KONTAN.CO.ID - JAKARTA. Kabinet Merah Putih terbilang produktif dalam mencetak program kerja. Sejak dibentuk pada 21 Oktober tahun lalu, kabinet yang dibentuk Presiden Prabowo Subianto ini menghasilkan, setidaknya, empat program.
Program pertama, yang sekaligus menjadi program unggulan, adalah makan bergizi gratis. Dua berikutnya, program tiga juta rumah dan pembentukan Danantara.
Terakhir, yang baru dirilis pekan lalu adalah Koperasi Merah Putih. Saat diumumkan kelahirannya, koperasi ini disebut bertujuan untuk meningkatkan kesejahteraan masyarakat desa sekaligus mengatasi persoalan ekonomi di desa.
Koperasi ini dijadwalkan akan mulai beroperasi pada 12 Juli 2025. Jumlah koperasi merah putih ditargetkan 70.000 unit. Koperasi sebanyak itu, ada yang baru dibentuk, dan ada juga yang merupakan hasil pengembangan dan hasil peremajaan dari koperasi yang sudah ada.
Dalam rencana terkini, masing-masing koperasi merah putih mendapat modal awal Rp 3 miliar hingga Rp 5 miliar. Opsi pendanaan yang sudah disebut seperti pinjaman dari bank-bank BUMN hingga dana anggaran, baik pemerintah pusat maupun daerah.
Dari keempat program yang sudah disebut, ada kesamaan yang terlihat. Pertama, keempat program itu mengusung tujuan akhir yang populis, yaitu meningkatkan kesejahteraan rakyat.
Ini tentu layak mendapat apresiasi. Cuma, keempat program itu juga memiliki kesamaan yang patut mendapat sorotan.
Keempatnya dirancang sebagai solusi yang minim dengan printilan. Ambil contoh program makan bergizi gratis yang minim detail tentang rantai pasoknya.

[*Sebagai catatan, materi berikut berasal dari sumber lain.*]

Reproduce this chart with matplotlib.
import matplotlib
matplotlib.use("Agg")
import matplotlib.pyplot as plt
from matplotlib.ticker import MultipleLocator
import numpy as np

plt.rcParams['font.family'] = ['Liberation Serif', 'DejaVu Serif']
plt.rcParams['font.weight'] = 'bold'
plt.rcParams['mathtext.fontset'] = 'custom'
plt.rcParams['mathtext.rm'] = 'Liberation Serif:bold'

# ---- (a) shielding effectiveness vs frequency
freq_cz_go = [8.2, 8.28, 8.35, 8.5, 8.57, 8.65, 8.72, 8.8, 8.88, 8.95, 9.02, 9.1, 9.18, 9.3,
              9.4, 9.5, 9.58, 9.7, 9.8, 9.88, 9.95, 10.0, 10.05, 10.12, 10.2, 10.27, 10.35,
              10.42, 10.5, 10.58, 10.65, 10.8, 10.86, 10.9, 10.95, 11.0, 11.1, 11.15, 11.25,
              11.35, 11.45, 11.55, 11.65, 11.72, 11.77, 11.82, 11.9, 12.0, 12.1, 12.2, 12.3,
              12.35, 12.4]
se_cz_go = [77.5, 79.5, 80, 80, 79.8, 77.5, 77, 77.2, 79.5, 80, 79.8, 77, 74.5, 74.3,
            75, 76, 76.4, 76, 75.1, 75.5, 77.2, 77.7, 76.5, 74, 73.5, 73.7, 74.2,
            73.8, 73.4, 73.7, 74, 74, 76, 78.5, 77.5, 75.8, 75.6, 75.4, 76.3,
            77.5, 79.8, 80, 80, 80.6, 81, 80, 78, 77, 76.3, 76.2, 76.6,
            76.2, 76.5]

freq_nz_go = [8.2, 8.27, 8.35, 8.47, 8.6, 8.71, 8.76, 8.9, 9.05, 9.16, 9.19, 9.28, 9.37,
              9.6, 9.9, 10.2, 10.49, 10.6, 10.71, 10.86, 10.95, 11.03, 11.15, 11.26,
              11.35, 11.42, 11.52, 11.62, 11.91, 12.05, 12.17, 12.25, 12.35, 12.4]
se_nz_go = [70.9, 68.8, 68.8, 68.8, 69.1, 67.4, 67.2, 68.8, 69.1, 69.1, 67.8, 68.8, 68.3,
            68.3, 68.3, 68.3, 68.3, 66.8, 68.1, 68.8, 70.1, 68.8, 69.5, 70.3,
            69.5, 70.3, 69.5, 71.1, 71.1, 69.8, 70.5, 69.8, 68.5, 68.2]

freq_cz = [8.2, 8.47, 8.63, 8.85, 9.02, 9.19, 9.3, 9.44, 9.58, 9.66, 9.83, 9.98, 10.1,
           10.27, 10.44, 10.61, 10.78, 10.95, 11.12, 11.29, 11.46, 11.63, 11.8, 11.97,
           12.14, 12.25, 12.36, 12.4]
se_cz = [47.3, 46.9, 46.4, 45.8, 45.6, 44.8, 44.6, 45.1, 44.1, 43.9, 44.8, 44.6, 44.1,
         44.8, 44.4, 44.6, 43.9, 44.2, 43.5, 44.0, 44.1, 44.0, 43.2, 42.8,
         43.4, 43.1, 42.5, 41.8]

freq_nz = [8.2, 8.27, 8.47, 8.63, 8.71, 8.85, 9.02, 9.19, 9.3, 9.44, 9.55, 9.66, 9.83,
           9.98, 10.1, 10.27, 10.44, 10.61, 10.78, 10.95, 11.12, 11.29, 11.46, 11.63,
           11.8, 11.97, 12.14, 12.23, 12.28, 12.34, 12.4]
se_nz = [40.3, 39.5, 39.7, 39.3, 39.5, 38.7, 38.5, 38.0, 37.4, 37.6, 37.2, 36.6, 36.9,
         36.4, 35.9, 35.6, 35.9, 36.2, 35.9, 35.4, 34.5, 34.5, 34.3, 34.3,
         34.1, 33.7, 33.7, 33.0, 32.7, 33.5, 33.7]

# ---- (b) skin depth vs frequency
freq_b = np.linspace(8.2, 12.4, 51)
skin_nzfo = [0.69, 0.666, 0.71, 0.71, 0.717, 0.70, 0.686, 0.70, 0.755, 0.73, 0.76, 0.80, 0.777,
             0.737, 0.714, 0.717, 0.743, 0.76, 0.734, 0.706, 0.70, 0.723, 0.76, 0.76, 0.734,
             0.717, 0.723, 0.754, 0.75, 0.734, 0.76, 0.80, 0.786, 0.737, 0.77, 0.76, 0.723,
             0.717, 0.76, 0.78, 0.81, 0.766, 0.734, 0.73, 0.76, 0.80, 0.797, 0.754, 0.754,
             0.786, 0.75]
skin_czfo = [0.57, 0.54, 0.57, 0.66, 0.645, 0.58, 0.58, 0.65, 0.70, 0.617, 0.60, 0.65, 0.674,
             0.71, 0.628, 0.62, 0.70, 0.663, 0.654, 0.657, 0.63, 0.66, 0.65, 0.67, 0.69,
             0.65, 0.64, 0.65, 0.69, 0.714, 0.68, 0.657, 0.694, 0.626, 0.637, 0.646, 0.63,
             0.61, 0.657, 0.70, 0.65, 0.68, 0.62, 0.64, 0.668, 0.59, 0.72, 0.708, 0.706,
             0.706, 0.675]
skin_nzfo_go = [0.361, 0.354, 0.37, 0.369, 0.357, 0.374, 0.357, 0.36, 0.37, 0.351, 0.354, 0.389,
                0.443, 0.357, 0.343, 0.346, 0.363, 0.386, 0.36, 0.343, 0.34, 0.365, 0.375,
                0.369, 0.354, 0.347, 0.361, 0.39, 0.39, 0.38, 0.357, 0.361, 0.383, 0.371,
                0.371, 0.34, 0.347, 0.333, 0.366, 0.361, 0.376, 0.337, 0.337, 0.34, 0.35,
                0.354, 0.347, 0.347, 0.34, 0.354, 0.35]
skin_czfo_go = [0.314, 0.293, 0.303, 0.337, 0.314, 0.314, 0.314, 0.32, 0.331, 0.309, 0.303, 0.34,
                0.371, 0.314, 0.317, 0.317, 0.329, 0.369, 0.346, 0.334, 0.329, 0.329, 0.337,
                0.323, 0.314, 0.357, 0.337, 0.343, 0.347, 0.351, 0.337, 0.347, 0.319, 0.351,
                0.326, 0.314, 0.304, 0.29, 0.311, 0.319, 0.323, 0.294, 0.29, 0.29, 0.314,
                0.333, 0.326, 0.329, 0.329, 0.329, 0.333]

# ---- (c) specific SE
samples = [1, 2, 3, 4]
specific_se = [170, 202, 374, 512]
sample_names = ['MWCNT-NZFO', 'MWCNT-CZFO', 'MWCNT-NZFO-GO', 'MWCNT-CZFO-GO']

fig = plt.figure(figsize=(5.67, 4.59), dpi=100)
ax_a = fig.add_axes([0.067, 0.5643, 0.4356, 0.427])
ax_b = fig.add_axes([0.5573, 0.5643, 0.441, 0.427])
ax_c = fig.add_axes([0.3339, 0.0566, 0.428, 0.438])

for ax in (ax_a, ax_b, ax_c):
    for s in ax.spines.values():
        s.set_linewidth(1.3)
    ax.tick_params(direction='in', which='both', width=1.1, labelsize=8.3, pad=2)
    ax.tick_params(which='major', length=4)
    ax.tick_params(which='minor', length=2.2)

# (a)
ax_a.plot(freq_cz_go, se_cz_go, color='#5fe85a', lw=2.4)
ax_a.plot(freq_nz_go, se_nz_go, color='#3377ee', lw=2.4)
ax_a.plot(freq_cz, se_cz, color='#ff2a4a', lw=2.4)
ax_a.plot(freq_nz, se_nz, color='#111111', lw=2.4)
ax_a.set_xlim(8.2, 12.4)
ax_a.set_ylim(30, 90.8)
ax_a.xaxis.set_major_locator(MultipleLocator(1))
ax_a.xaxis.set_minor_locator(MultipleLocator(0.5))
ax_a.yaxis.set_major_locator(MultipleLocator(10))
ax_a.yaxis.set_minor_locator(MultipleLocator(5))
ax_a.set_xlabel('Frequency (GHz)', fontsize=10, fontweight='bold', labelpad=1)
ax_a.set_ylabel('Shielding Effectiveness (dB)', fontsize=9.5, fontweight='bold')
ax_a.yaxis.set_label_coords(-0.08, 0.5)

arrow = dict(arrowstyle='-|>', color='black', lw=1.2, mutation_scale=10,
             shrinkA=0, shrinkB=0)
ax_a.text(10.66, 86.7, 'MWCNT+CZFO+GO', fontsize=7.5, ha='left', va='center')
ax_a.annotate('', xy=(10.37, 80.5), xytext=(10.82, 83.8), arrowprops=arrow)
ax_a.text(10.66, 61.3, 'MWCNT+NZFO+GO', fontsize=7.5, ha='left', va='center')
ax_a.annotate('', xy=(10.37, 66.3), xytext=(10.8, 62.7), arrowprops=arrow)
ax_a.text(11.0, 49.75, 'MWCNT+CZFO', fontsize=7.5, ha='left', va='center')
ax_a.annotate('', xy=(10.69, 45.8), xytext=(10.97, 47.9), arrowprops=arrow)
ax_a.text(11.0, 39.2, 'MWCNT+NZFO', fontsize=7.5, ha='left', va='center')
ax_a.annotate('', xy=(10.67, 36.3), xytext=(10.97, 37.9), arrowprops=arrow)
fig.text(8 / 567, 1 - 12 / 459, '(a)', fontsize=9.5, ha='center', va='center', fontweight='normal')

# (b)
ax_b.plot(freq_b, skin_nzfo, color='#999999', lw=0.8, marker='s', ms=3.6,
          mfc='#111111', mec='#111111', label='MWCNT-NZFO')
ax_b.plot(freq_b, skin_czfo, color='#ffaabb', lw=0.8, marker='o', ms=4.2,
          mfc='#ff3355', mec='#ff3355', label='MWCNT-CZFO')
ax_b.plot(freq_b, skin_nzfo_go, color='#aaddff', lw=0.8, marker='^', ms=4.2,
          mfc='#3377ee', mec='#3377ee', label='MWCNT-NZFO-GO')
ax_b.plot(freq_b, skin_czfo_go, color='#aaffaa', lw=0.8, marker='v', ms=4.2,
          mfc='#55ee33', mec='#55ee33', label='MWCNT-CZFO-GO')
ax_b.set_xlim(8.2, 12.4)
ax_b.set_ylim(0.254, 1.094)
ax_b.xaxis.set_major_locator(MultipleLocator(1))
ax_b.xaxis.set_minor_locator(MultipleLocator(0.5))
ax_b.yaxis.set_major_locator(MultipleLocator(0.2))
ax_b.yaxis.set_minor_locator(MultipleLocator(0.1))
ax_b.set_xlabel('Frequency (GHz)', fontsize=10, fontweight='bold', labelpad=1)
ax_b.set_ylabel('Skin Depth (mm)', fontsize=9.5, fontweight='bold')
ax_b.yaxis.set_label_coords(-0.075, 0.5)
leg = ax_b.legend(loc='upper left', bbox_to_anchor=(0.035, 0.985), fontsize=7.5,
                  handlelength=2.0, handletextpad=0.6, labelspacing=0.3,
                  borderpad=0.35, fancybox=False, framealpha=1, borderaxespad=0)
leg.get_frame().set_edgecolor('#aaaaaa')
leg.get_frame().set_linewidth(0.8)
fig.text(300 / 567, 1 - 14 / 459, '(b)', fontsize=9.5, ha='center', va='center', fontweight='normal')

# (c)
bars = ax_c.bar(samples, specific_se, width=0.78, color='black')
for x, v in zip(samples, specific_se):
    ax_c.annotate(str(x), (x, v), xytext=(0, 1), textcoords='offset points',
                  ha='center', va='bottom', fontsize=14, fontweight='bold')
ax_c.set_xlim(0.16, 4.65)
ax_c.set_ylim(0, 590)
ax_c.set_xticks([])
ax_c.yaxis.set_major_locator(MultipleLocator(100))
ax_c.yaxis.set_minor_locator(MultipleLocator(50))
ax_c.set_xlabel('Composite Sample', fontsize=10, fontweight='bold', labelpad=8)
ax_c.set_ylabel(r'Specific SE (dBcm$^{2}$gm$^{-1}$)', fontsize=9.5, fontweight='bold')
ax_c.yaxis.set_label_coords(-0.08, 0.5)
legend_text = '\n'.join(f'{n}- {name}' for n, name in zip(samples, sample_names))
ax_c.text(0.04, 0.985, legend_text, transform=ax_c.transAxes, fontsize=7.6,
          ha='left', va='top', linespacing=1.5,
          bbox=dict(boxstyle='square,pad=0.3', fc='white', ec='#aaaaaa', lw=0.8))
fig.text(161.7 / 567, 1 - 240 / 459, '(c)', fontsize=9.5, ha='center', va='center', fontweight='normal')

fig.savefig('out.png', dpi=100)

Untuk program tiga juta rumah, masih banyak tanya seputar detail pendanaan. Ini yang menyebabkan, tidak jelasnya apakah rumah itu nanti gratis atau tidak.
Masih ada kesimpangsiuran dengan apa bentuk investasi yang akan dilakukan Danantara di kemudian hari. Lalu, koperasi merah putih memang disebut masih akan dimatangkan lagi berbagai detailnya.
Ya semoga saja, para pejabat pemerintahan sekarang, termasuk Presiden Prabowo, menyadari bahwa governing is in the details.
Tanpa rincian yang menyertai, akan timbul banyak intepretasi tentang arah program. Bahkan, di antara para pejabat sekalipun.
Konsep yang awalnya ideal, bisa belok ke mana-mana. Atau lebih buruk lagi, tidak jalan kemana-mana dan terhenti sebagai wacana.